Interactive Summary Health Statistics for Children provide annual estimates of selected health topics for children under age 18 based on final data from the National Health Interview Survey. Estimates can be grouped by characteristics such as age, race, or sex by clicking on the "Group by" dropdown menu. Topics include (1) children who have ever had asthma; (2) health care use by children in the past 12 months; (3) health care insurance coverage for children; (4) cost-related problems accessing health care for children in the past 12 months; and (5) other health care (such as receiving special education services for mental health problems). In 2023, the percentage of children ever having asthma was 10.3%, up from 9.9% in 2022. The percentage of children having a doctor visit for any reason was 95.0% in 2023, up from 93.9% in 2022. The percentage of children who were uninsured at the time of the interview was 3.8% in 2023, down from 4.2% in 2022. And the percentage of children who delayed health care due to cost in the past 12 months was 1.0% in 2023, down from 1.1% in 2022.

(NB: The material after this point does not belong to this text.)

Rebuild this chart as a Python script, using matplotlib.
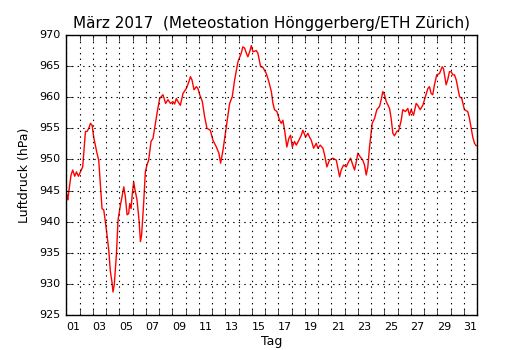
import matplotlib
matplotlib.use("Agg")
import matplotlib.pyplot as plt
import numpy as np

# days since 1 March 00:00 and pressure (hPa)
days = [0.06, 0.11, 0.36, 0.49, 0.64, 0.77, 0.92, 1.07, 1.24, 1.45, 1.57, 1.70,
        1.83, 1.95, 2.07, 2.32, 2.45, 2.70, 2.83, 3.03, 3.21, 3.33, 3.45, 3.53,
        3.63, 3.79, 3.91, 4.09, 4.21, 4.34, 4.46, 4.59, 4.71, 4.79, 4.89, 4.99,
        5.09, 5.19, 5.34, 5.49, 5.60, 5.69, 5.84, 5.97, 6.09, 6.22, 6.40, 6.55,
        6.73, 6.85, 7.05, 7.18, 7.30, 7.50, 7.68, 7.86, 8.05, 8.18, 8.31, 8.43,
        8.61, 8.81, 9.06, 9.26, 9.37, 9.49, 9.64, 9.82, 9.94, 10.07, 10.27, 10.44,
        10.62, 10.87, 11.07, 11.33, 11.52, 11.65, 11.83, 12.08, 12.33, 12.53, 12.71,
        12.96, 13.21, 13.33, 13.46, 13.59, 13.71, 13.84, 13.97, 14.09, 14.34, 14.46,
        14.67, 14.84, 15.10, 15.29, 15.48, 15.60, 15.72, 15.90, 16.10, 16.23, 16.35,
        16.48, 16.65, 16.80, 16.93, 17.06, 17.23, 17.36, 17.56, 17.74, 17.86, 18.06,
        18.24, 18.36, 18.49, 18.67, 18.87, 18.99, 19.17, 19.37, 19.50, 19.67, 19.87,
        20.12, 20.38, 20.50, 20.63, 20.75, 20.93, 21.13, 21.30, 21.46, 21.58, 21.76,
        21.89, 22.01, 22.19, 22.38, 22.51, 22.64, 22.76, 22.89, 23.09, 23.27, 23.44,
        23.64, 23.77, 23.89, 24.02, 24.15, 24.40, 24.52, 24.65, 24.77, 24.95, 25.10,
        25.28, 25.40, 25.60, 25.78, 25.90, 26.03, 26.21, 26.41, 26.53, 26.71, 26.91,
        27.11, 27.29, 27.41, 27.54, 27.66, 27.79, 27.96, 28.17, 28.37, 28.47, 28.67,
        28.79, 28.92, 29.05, 29.17, 29.30, 29.43, 29.68, 29.85, 30.05, 30.30, 30.43,
        30.68, 30.81, 30.94]
pressure = [944.3, 943.5, 947.5, 948.3, 947.3, 948.0, 947.3, 948.0, 948.8, 954.5, 954.5, 955.0,
            955.8, 955.5, 953.6, 951.0, 949.9, 942.1, 941.9, 938.7, 935.4, 932.0, 930.3, 928.7,
            930.0, 934.9, 940.3, 942.7, 944.0, 945.6, 944.0, 941.1, 941.3, 942.9, 942.1, 944.6,
            946.4, 945.1, 943.5, 940.3, 936.8, 937.9, 942.9, 948.0, 949.1, 949.9, 952.9, 953.4,
            955.8, 957.4, 959.8, 960.1, 960.4, 959.0, 959.6, 959.0, 959.3, 958.9, 959.8, 959.3,
            958.7, 960.6, 961.4, 962.5, 963.3, 962.8, 961.2, 961.7, 961.4, 960.4, 959.3, 956.9,
            955.0, 954.7, 953.1, 952.0, 951.0, 949.4, 951.5, 955.3, 959.0, 960.1, 962.8,
            965.7, 967.1, 968.1, 967.9, 967.1, 966.5, 967.3, 968.3, 967.3, 967.5, 967.1,
            964.9, 964.8, 963.8, 962.5, 960.9, 959.0, 958.0, 957.7, 956.3, 955.8, 956.3,
            954.7, 952.0, 953.4, 953.9, 952.0, 952.9, 952.3, 953.1, 953.9, 954.7, 953.6,
            954.2, 953.6, 953.1, 951.8, 952.6, 951.8, 952.3, 951.8, 950.7, 948.8, 949.9,
            950.2, 949.9, 948.6, 947.2, 948.3, 949.1, 948.8, 949.6, 950.2, 949.4, 948.3,
            949.6, 951.0, 950.4, 949.9, 949.1, 947.5, 948.8, 952.0, 955.8, 956.6, 958.0,
            958.5, 959.6, 960.9, 960.4, 959.3, 958.2, 956.6, 954.2, 953.8, 954.5, 954.7,
            956.3, 958.0, 957.7, 958.2, 957.1, 958.0, 957.1, 959.0, 958.7, 958.0, 958.7,
            960.1, 961.4, 961.7, 960.6, 960.4, 962.0, 963.6, 963.8, 964.9, 964.6, 962.0,
            962.8, 964.1, 964.1, 963.6, 963.6, 962.8, 960.1, 959.8, 958.0, 957.7, 956.6,
            953.6, 952.6, 952.2]

day_labels = ["%02d" % d for d in range(1, 32, 2)]

plt.style.use("classic")
fig = plt.figure(figsize=(5.3, 3.5), dpi=100, facecolor="white")
ax = fig.add_axes([0.125, 0.1, 0.775, 0.8])

ax.plot(days, pressure, color="red", lw=1.0)

ax.set_xlim(0, 31)
ax.set_ylim(925, 970)
ax.set_yticks(np.arange(925, 971, 5))

# major ticks at midnight (grid), labels at noon on odd days
ax.set_xticks(np.arange(0, 32, 1))
ax.set_xticklabels([])
ax.set_xticks([d - 0.5 for d in range(1, 32, 2)], minor=True)
ax.set_xticklabels(day_labels, minor=True)
ax.tick_params(axis="x", which="minor", length=0, labelsize=8, pad=5)
ax.tick_params(axis="y", labelsize=8)
ax.tick_params(which="major", length=4)

ax.grid(True, which="major", color="black", linestyle=":", linewidth=0.8)

ax.set_title("März 2017  (Meteostation Hönggerberg/ETH Zürich)", fontsize=11)
ax.set_xlabel("Tag", fontsize=9, labelpad=2)
ax.set_ylabel("Luftdruck (hPa)", fontsize=9, labelpad=6)

fig.savefig("out.png", dpi=100, facecolor="white")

Source: U.S. Department of Health and Human Services, Centers for Disease Control and Prevention

A Whole Family Approach to Jobs: Helping Parents Work and Children Thrive is an initiative led by the U.S. Department of Health and Human Services Administration in collaboration with the American Public Human Services Association. Launched in 2017, the initiative brought together public and private-sector leaders from six New England states to work toward improving family well-being and economic mobility in their states. The initiative connects federal and state leaders, including parents, in various ways: (1) an annual convening of state teams, usually held in person, (2) intermittent meetings with six states on emerging areas of interest related to economic mobility, and (3) topical learning communities on subjects of interest to the states, including parent engagement and leadership, racial equity and access, the child tax credit, and the benefits cliff effect. This report describes the activities of the initiative’s regional learning community from December 2021 through December 2023. Key findings include that nearly all 24 survey respondents (96%) reported that attending learning community meetings deepened their understanding of policy options, best practices, and innovations for engaging parents, including ways to initiate, build, and sustain parent engagement. One-quarter of survey respondents said that they received technical assistance, available by request, from the leadership team to help change practices, programs, or policies. Almost two-thirds of survey respondents reported that they made, are in the process of making, or plan to make practice, program, or policy changes related to engaging parents. Examples include developing a family advocacy council, providing parent stipends, and passing the child tax credit.

Source: Mathematica

Access to integrated care for those with co-occurring mental health and substance use issues has been limited because of Medicaid reimbursement limitations for substance abuse treatment for individuals in institutions for mental illness. Starting in 2015, the federal government encouraged states to pursue waivers of this limitation, and by the end of 2020, 28 states had done so. It is unclear what impact these waivers have had on the availability of care for co-occurring issues and the characteristics of any facilities that expanded care because of them. The adoption of Medicaid institutions for mental disease exclusion waivers increases the likelihood of substance abuse treatment facilities offering mental health and substance abuse treatment for co-occurring issues, especially in residential facilities. There are differential responses to mental health disorder waivers based on facility ownership. For example, for-profit substance abuse treatment facilities are responsive to the adoption of mental health disorder and substance use disorder waivers, whereas private not-for-profit and public entities are not. The response of for-profit facilities suggests that integration of substance abuse and mental health treatment for individuals in residential facilities may be cost-effective.